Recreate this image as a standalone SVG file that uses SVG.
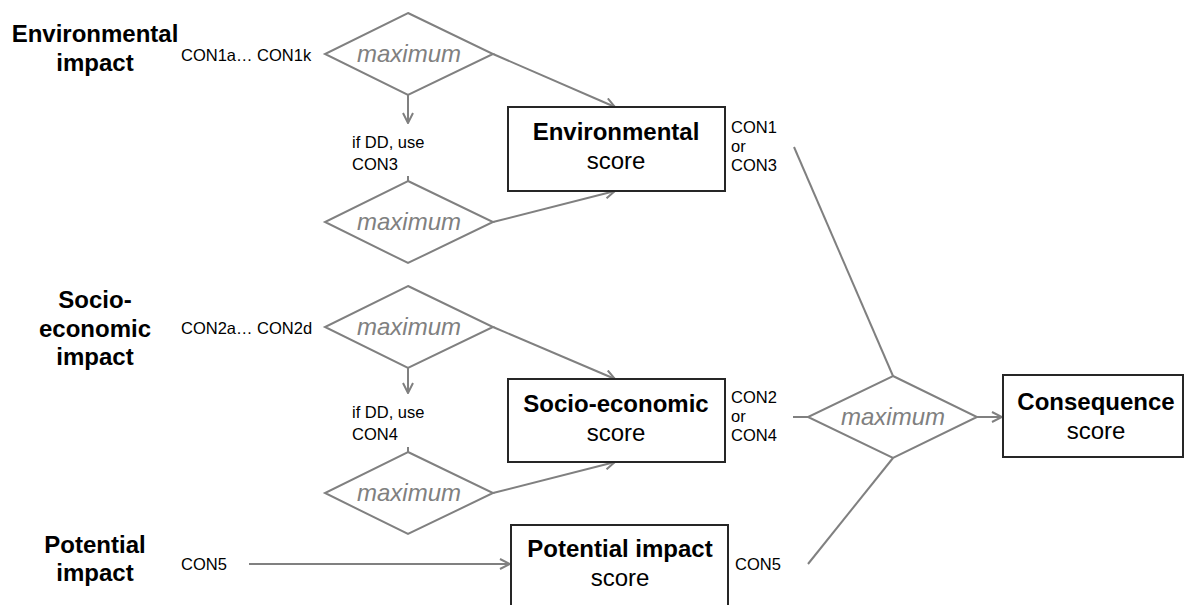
<svg xmlns="http://www.w3.org/2000/svg" width="1186" height="605" viewBox="0 0 1186 605">
<style>
  .bg { fill: #ffffff; }
  .dia { fill: none; stroke: #808080; stroke-width: 2; }
  .box { fill: #ffffff; stroke: #262626; stroke-width: 2; }
  .con { fill: none; stroke: #808080; stroke-width: 2; }
  .max { font-family: "Liberation Sans", Arial, sans-serif; font-size: 24px; font-style: italic; fill: #808080; text-anchor: middle; }
  .head { font-family: "Liberation Sans", Arial, sans-serif; font-size: 24px; font-weight: bold; fill: #000; text-anchor: middle; }
  .sub { font-family: "Liberation Sans", Arial, sans-serif; font-size: 24px; fill: #000; text-anchor: middle; }
  .lbl { font-family: "Liberation Sans", Arial, sans-serif; font-size: 16.5px; fill: #000; }
</style>
<defs>
  <marker id="arr" viewBox="0 0 12 12" refX="11" refY="6" markerWidth="12" markerHeight="12" markerUnits="userSpaceOnUse" orient="auto">
    <path d="M1,1 L11,6 L1,11" fill="none" stroke="#808080" stroke-width="2"/>
  </marker>
</defs>
<rect class="bg" x="0" y="0" width="1186" height="605"/>

<g id="label-env">
  <text class="head" x="95" y="42">Environmental</text>
  <text class="head" x="95" y="71">impact</text>
</g>
<g id="label-socio">
  <text class="head" x="95" y="308">Socio-</text>
  <text class="head" x="95" y="337">economic</text>
  <text class="head" x="95" y="365">impact</text>
</g>
<g id="label-pot">
  <text class="head" x="95" y="553">Potential</text>
  <text class="head" x="95" y="581">impact</text>
</g>

<g id="connectors">
  <line class="con" x1="408" y1="95" x2="408" y2="123" marker-end="url(#arr)"/>
  <line class="con" x1="408" y1="176" x2="408" y2="181"/>
  <line class="con" x1="493" y1="54" x2="615" y2="107" marker-end="url(#arr)"/>
  <line class="con" x1="493" y1="222" x2="615" y2="191" marker-end="url(#arr)"/>
  <line class="con" x1="408" y1="368" x2="408" y2="393" marker-end="url(#arr)"/>
  <line class="con" x1="408" y1="447" x2="408" y2="452"/>
  <line class="con" x1="493" y1="327" x2="615" y2="379" marker-end="url(#arr)"/>
  <line class="con" x1="493" y1="493" x2="615" y2="462" marker-end="url(#arr)"/>
  <line class="con" x1="249" y1="564" x2="510" y2="564" marker-end="url(#arr)"/>
  <line class="con" x1="794" y1="147" x2="893" y2="376"/>
  <line class="con" x1="793" y1="417" x2="808" y2="417"/>
  <line class="con" x1="808" y1="564" x2="893" y2="458"/>
  <line class="con" x1="977" y1="417" x2="1002" y2="417" marker-end="url(#arr)"/>
</g>

<g id="env-inputs">
  <text class="lbl" x="181" y="61">CON1a… CON1k</text>
  <text class="lbl" x="352" y="148">if DD, use</text>
  <text class="lbl" x="352" y="170">CON3</text>
</g>
<g id="socio-inputs">
  <text class="lbl" x="181" y="334">CON2a… CON2d</text>
  <text class="lbl" x="352" y="418">if DD, use</text>
  <text class="lbl" x="352" y="440">CON4</text>
</g>
<g id="pot-input">
  <text class="lbl" x="181" y="570">CON5</text>
</g>

<g id="max-env-1">
  <polygon class="dia" points="408,13 493,54 408,95 325,54"/>
  <text class="max" x="409" y="62">maximum</text>
</g>
<g id="max-env-2">
  <polygon class="dia" points="408,181 493,222 408,263 325,222"/>
  <text class="max" x="409" y="230">maximum</text>
</g>
<g id="max-socio-1">
  <polygon class="dia" points="408,286 493,327 408,368 325,327"/>
  <text class="max" x="409" y="335">maximum</text>
</g>
<g id="max-socio-2">
  <polygon class="dia" points="408,452 493,493 408,534 325,493"/>
  <text class="max" x="409" y="501">maximum</text>
</g>
<g id="max-final">
  <polygon class="dia" points="893,376 977,417 893,458 808,417"/>
  <text class="max" x="893" y="425">maximum</text>
</g>

<g id="env-score">
  <rect class="box" x="508" y="107" width="217" height="84"/>
  <text class="head" x="616" y="140">Environmental</text>
  <text class="sub" x="616" y="169">score</text>
  <text class="lbl" x="731" y="133">CON1</text>
  <text class="lbl" x="731" y="152">or</text>
  <text class="lbl" x="731" y="171">CON3</text>
</g>
<g id="socio-score">
  <rect class="box" x="508" y="379" width="217" height="83"/>
  <text class="head" x="616" y="412">Socio-economic</text>
  <text class="sub" x="616" y="441">score</text>
  <text class="lbl" x="731" y="403">CON2</text>
  <text class="lbl" x="731" y="422">or</text>
  <text class="lbl" x="731" y="441">CON4</text>
</g>
<g id="pot-score">
  <rect class="box" x="511" y="525" width="217" height="100"/>
  <text class="head" x="620" y="557">Potential impact</text>
  <text class="sub" x="620" y="586">score</text>
  <text class="lbl" x="735" y="570">CON5</text>
</g>
<g id="consequence-score">
  <rect class="box" x="1003" y="375" width="180" height="82"/>
  <text class="head" x="1096" y="410">Consequence</text>
  <text class="sub" x="1096" y="439">score</text>
</g>
</svg>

= = = = =

To do:
Without including any picture, repeat the data exactly.

Correct answer:
Recreate this image as a standalone SVG file that uses SVG.
<svg xmlns="http://www.w3.org/2000/svg" width="1186" height="605" viewBox="0 0 1186 605">
<style>
  .bg { fill: #ffffff; }
  .dia { fill: none; stroke: #808080; stroke-width: 2; }
  .box { fill: #ffffff; stroke: #262626; stroke-width: 2; }
  .con { fill: none; stroke: #808080; stroke-width: 2; }
  .max { font-family: "Liberation Sans", Arial, sans-serif; font-size: 24px; font-style: italic; fill: #808080; text-anchor: middle; }
  .head { font-family: "Liberation Sans", Arial, sans-serif; font-size: 24px; font-weight: bold; fill: #000; text-anchor: middle; }
  .sub { font-family: "Liberation Sans", Arial, sans-serif; font-size: 24px; fill: #000; text-anchor: middle; }
  .lbl { font-family: "Liberation Sans", Arial, sans-serif; font-size: 16.5px; fill: #000; }
</style>
<defs>
  <marker id="arr" viewBox="0 0 12 12" refX="11" refY="6" markerWidth="12" markerHeight="12" markerUnits="userSpaceOnUse" orient="auto">
    <path d="M1,1 L11,6 L1,11" fill="none" stroke="#808080" stroke-width="2"/>
  </marker>
</defs>
<rect class="bg" x="0" y="0" width="1186" height="605"/>

<g id="label-env">
  <text class="head" x="95" y="42">Environmental</text>
  <text class="head" x="95" y="71">impact</text>
</g>
<g id="label-socio">
  <text class="head" x="95" y="308">Socio-</text>
  <text class="head" x="95" y="337">economic</text>
  <text class="head" x="95" y="365">impact</text>
</g>
<g id="label-pot">
  <text class="head" x="95" y="553">Potential</text>
  <text class="head" x="95" y="581">impact</text>
</g>

<g id="connectors">
  <line class="con" x1="408" y1="95" x2="408" y2="123" marker-end="url(#arr)"/>
  <line class="con" x1="408" y1="176" x2="408" y2="181"/>
  <line class="con" x1="493" y1="54" x2="615" y2="107" marker-end="url(#arr)"/>
  <line class="con" x1="493" y1="222" x2="615" y2="191" marker-end="url(#arr)"/>
  <line class="con" x1="408" y1="368" x2="408" y2="393" marker-end="url(#arr)"/>
  <line class="con" x1="408" y1="447" x2="408" y2="452"/>
  <line class="con" x1="493" y1="327" x2="615" y2="379" marker-end="url(#arr)"/>
  <line class="con" x1="493" y1="493" x2="615" y2="462" marker-end="url(#arr)"/>
  <line class="con" x1="249" y1="564" x2="510" y2="564" marker-end="url(#arr)"/>
  <line class="con" x1="794" y1="147" x2="893" y2="376"/>
  <line class="con" x1="793" y1="417" x2="808" y2="417"/>
  <line class="con" x1="808" y1="564" x2="893" y2="458"/>
  <line class="con" x1="977" y1="417" x2="1002" y2="417" marker-end="url(#arr)"/>
</g>

<g id="env-inputs">
  <text class="lbl" x="181" y="61">CON1a… CON1k</text>
  <text class="lbl" x="352" y="148">if DD, use</text>
  <text class="lbl" x="352" y="170">CON3</text>
</g>
<g id="socio-inputs">
  <text class="lbl" x="181" y="334">CON2a… CON2d</text>
  <text class="lbl" x="352" y="418">if DD, use</text>
  <text class="lbl" x="352" y="440">CON4</text>
</g>
<g id="pot-input">
  <text class="lbl" x="181" y="570">CON5</text>
</g>

<g id="max-env-1">
  <polygon class="dia" points="408,13 493,54 408,95 325,54"/>
  <text class="max" x="409" y="62">maximum</text>
</g>
<g id="max-env-2">
  <polygon class="dia" points="408,181 493,222 408,263 325,222"/>
  <text class="max" x="409" y="230">maximum</text>
</g>
<g id="max-socio-1">
  <polygon class="dia" points="408,286 493,327 408,368 325,327"/>
  <text class="max" x="409" y="335">maximum</text>
</g>
<g id="max-socio-2">
  <polygon class="dia" points="408,452 493,493 408,534 325,493"/>
  <text class="max" x="409" y="501">maximum</text>
</g>
<g id="max-final">
  <polygon class="dia" points="893,376 977,417 893,458 808,417"/>
  <text class="max" x="893" y="425">maximum</text>
</g>

<g id="env-score">
  <rect class="box" x="508" y="107" width="217" height="84"/>
  <text class="head" x="616" y="140">Environmental</text>
  <text class="sub" x="616" y="169">score</text>
  <text class="lbl" x="731" y="133">CON1</text>
  <text class="lbl" x="731" y="152">or</text>
  <text class="lbl" x="731" y="171">CON3</text>
</g>
<g id="socio-score">
  <rect class="box" x="508" y="379" width="217" height="83"/>
  <text class="head" x="616" y="412">Socio-economic</text>
  <text class="sub" x="616" y="441">score</text>
  <text class="lbl" x="731" y="403">CON2</text>
  <text class="lbl" x="731" y="422">or</text>
  <text class="lbl" x="731" y="441">CON4</text>
</g>
<g id="pot-score">
  <rect class="box" x="511" y="525" width="217" height="100"/>
  <text class="head" x="620" y="557">Potential impact</text>
  <text class="sub" x="620" y="586">score</text>
  <text class="lbl" x="735" y="570">CON5</text>
</g>
<g id="consequence-score">
  <rect class="box" x="1003" y="375" width="180" height="82"/>
  <text class="head" x="1096" y="410">Consequence</text>
  <text class="sub" x="1096" y="439">score</text>
</g>
</svg>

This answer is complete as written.